Meyers believes GVSU Opera Theatre has blossomed these past 20 years because the students and faculty members involved thrive on success and positive experiences.

"Opera Theatre is something magical at Grand Valley," said Meyers, originally from Hudsonville. "Everyone puts their hearts and souls into every single production. The experience showed me what the audition process is like, taught me professionalism in all forms, and it made me grow as an actor and performer."

Schriemer also brings professional directors, actors, conductors and set designers, including Grand Valley alumni, to collaborate on productions with students. Meyers specifically recalled working with renowned Broadway dancer and stage director Karen Babcock on multiple occasions, as well as legendary stage director Dorothy Danner.

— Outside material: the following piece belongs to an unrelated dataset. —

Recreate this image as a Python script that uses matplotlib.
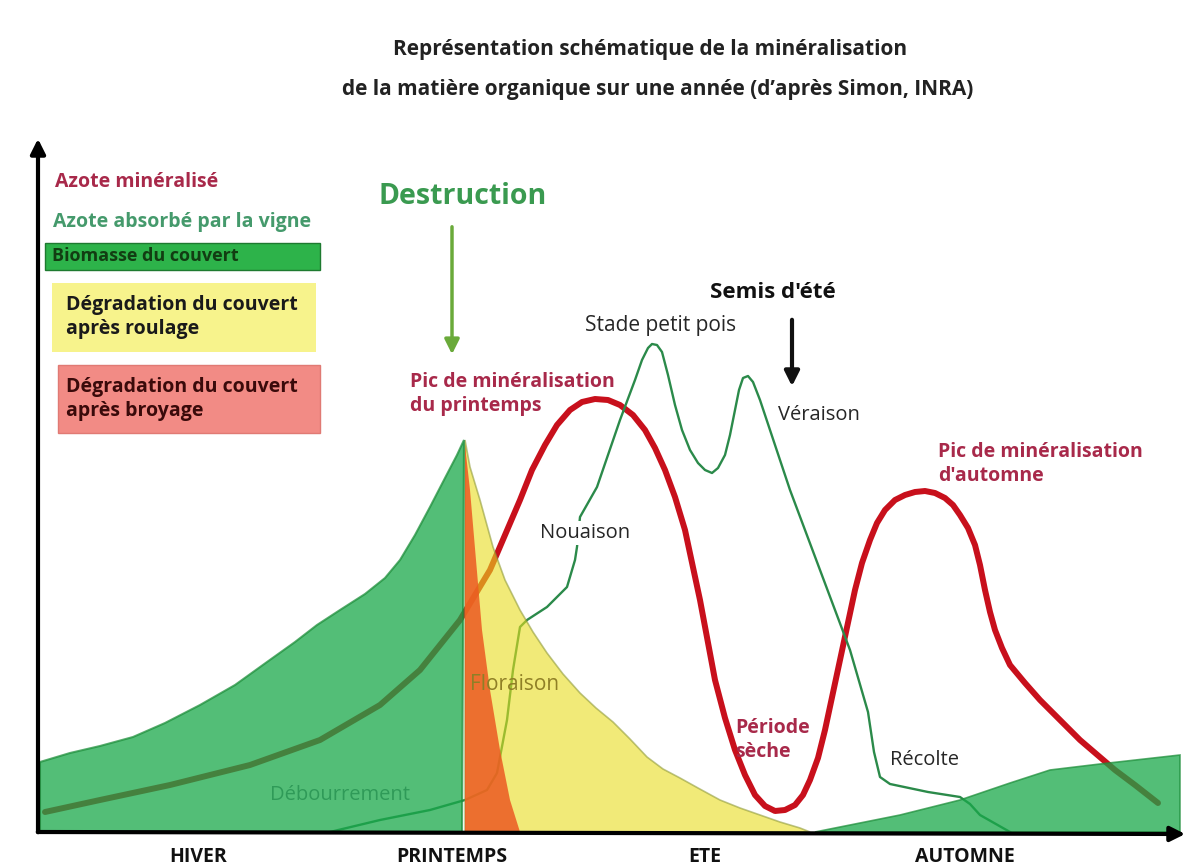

"Working with those amazing women are some of my most cherished memories from my time in Opera Theatre," said Meyers.

Christine Amon, ’09, who has performed with Nashville Opera, Opera Memphis, Opera Louisiane and Opera Grand Rapids, said Grand Valley provided a safe and supportive environment for students to explore themselves and their characters on and off the stage.

"You're given the permission and the time to explore your character and to create something powerful and memorable that you can be proud of," said Amon, from Grand Rapids. "The most important thing that I have learned in my career thus far is how crucial it is to be a good colleague. Grand Valley taught me how to treat the work and the people with respect."

Ashly Neumann, ’08, is a classical and opera singer for regional opera houses across the country who said she appreciated the amount of time she was on stage honing her craft.

"At many schools, the graduate students get all the roles in music school productions, but in Grand Valley's Opera Theatre, the undergraduate students are so fortunate to be the stars," said Neumann, from Royal Oak. "I grew the most as a singer and actor when I was in a Grand Valley production and had the chance to apply the work from my voice lessons to the 'real world' of performing."

"You're given the permission and the time to explore your character and to create something powerful and memorable that you can be proud of." Christine Amon, ’09

Schriemer said through the past two decades of growing the program, he is the proudest of the success his students have found at Grand Valley and beyond the university.

"I yearn for the success of my students and I want it so badly for them," Schreimer said. "Someone has a chance at life in a particular way because of these opportunities, and I celebrate that. I didn't have the undergraduate experience that they have, and I'm proud of the fact that they have it."